Two thousand unemployed Finnish workers are soon going to be winning the lottery—but none of them know it yet.
That’s because the government of Finland is planning to test a new system this year in which it’ll automatically dole out a set income to those financially-strapped citizens with no strings attached.
The real payoff here, according to The New York Times, is a grand experiment in economics—and human nature. Will this spigot of free money compel the jobless to seek future employment (or an education to land it), or will they just spend their extra bucks on the latest Nintendo game or a comfortable leather chair? The study will take place over two years, so these people will not just be getting a single “paycheck.”
This is all in an attempt to recast how countries deal with globalization, the Times reports. Journalist Peter S. Goodman writes:
Americans’ election of Donald Trump, who has vowed to radically constrain trade, and the stunning vote in Britain to abandon the European Union, have resounded as emergency sirens for global leaders. They must either update capitalism to share the spoils more equitably, or risk watching angry mobs dismantle the institutions that have underpinned economic policy since the end of World War II.

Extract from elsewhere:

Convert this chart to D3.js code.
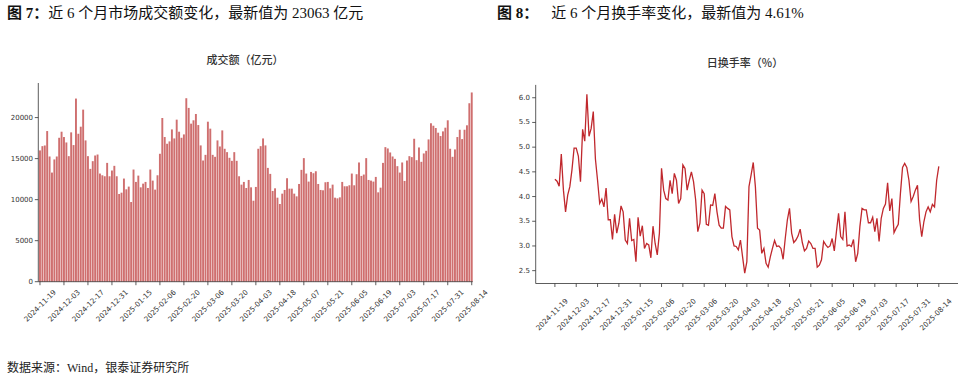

What the Finnish are attempting is better known as “universal basic income,” which is a bit of a pie-in-the-sky concept where the government pays you something, regardless of whether you have a job or what your income is. While we don’t see this catching on anywhere in the U.S. anytime soon, a pilot program, sponsored by Y Combinator, a Silicon Valley-based start-up incubator, is doing something similar in Oakland, California. And similar trial runs are also on the way in Canada and France.